Recorded data:
● ● ● ● ● ● ●

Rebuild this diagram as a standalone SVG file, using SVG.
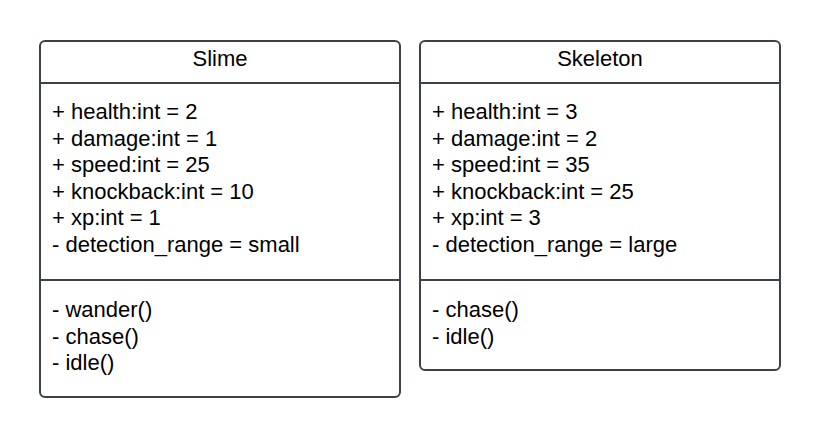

● ● ● ● ● ● ●

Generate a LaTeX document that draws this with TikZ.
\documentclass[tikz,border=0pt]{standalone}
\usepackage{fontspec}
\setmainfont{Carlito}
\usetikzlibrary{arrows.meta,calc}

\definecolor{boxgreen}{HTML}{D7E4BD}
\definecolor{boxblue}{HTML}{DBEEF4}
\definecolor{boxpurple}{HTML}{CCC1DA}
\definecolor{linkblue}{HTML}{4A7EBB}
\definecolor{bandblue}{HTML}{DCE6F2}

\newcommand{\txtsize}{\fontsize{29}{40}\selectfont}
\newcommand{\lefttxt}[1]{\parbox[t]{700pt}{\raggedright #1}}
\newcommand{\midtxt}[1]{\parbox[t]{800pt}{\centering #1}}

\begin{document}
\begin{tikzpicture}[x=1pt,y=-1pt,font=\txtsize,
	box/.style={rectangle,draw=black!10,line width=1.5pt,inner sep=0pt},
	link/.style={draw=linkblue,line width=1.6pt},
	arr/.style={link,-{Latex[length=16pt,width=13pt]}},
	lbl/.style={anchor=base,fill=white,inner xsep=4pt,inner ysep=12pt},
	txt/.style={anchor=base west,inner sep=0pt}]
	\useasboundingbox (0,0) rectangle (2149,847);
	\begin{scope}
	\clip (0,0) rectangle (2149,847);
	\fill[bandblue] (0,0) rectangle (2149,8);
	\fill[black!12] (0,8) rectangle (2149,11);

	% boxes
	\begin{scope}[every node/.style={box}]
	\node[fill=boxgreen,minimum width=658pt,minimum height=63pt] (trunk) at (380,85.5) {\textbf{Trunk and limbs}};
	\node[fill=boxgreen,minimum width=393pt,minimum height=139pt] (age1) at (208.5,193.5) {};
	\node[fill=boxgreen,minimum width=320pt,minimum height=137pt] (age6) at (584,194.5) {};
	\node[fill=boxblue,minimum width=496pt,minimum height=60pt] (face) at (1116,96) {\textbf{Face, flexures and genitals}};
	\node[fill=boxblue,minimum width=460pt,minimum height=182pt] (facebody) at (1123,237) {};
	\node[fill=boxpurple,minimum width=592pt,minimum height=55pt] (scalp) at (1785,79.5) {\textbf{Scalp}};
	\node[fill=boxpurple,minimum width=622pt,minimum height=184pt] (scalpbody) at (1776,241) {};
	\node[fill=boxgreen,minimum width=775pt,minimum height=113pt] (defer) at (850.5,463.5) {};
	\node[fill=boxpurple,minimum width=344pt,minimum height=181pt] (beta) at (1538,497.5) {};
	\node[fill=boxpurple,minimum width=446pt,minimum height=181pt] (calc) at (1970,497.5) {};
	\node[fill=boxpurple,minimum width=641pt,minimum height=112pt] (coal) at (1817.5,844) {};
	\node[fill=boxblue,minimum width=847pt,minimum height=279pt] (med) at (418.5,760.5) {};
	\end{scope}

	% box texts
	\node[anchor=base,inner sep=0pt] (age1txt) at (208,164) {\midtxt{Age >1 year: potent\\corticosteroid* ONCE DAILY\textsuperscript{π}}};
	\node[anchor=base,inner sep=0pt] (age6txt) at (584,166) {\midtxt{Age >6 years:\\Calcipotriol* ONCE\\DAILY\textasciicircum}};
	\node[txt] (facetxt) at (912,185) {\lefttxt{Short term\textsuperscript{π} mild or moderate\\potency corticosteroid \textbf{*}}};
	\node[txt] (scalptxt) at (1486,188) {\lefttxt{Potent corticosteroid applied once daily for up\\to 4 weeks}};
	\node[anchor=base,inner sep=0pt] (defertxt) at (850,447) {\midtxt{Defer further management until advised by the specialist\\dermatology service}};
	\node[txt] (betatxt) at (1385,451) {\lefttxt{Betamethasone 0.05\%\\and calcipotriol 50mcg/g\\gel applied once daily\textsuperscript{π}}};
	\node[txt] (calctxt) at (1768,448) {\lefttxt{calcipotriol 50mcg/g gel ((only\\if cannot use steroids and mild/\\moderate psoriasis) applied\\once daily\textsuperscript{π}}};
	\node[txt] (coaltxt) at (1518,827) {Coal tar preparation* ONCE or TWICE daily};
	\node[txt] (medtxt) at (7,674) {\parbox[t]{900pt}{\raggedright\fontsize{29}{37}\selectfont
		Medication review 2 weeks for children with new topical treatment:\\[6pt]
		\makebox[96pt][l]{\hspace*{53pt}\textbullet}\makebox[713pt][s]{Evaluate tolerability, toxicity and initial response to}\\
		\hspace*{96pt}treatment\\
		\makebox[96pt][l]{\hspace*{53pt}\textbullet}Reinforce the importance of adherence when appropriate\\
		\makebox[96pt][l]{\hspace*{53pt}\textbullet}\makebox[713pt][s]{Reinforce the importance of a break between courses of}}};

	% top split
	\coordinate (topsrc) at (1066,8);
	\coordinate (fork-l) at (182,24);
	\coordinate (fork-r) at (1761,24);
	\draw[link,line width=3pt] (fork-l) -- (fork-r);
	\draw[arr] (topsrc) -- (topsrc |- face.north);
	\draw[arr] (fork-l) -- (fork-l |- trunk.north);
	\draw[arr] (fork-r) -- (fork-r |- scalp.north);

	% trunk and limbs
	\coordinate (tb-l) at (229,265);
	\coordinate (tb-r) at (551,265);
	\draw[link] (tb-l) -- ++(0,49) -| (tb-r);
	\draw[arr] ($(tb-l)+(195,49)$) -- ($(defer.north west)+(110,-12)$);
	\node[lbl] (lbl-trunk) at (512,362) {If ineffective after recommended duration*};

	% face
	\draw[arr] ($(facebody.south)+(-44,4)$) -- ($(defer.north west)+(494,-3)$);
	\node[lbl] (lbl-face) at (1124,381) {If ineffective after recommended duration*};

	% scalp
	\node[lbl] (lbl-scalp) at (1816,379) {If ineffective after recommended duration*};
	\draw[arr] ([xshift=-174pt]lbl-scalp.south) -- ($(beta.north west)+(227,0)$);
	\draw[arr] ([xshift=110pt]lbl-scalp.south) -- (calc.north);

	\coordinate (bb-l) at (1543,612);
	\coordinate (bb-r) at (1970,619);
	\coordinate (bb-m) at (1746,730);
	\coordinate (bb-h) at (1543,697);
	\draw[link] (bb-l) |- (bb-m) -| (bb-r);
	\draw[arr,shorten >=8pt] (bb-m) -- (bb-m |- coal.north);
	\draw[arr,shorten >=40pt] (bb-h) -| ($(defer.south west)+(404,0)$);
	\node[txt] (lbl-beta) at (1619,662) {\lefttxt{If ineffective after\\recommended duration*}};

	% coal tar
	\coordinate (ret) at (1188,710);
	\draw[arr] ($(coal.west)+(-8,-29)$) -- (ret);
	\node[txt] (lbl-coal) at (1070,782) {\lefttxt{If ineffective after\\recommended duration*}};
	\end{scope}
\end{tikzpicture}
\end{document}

● ● ● ● ● ● ●

Exercise objective:
Give the number of lines in the records that contain the string "this", with no other output.

Exercise solution:
2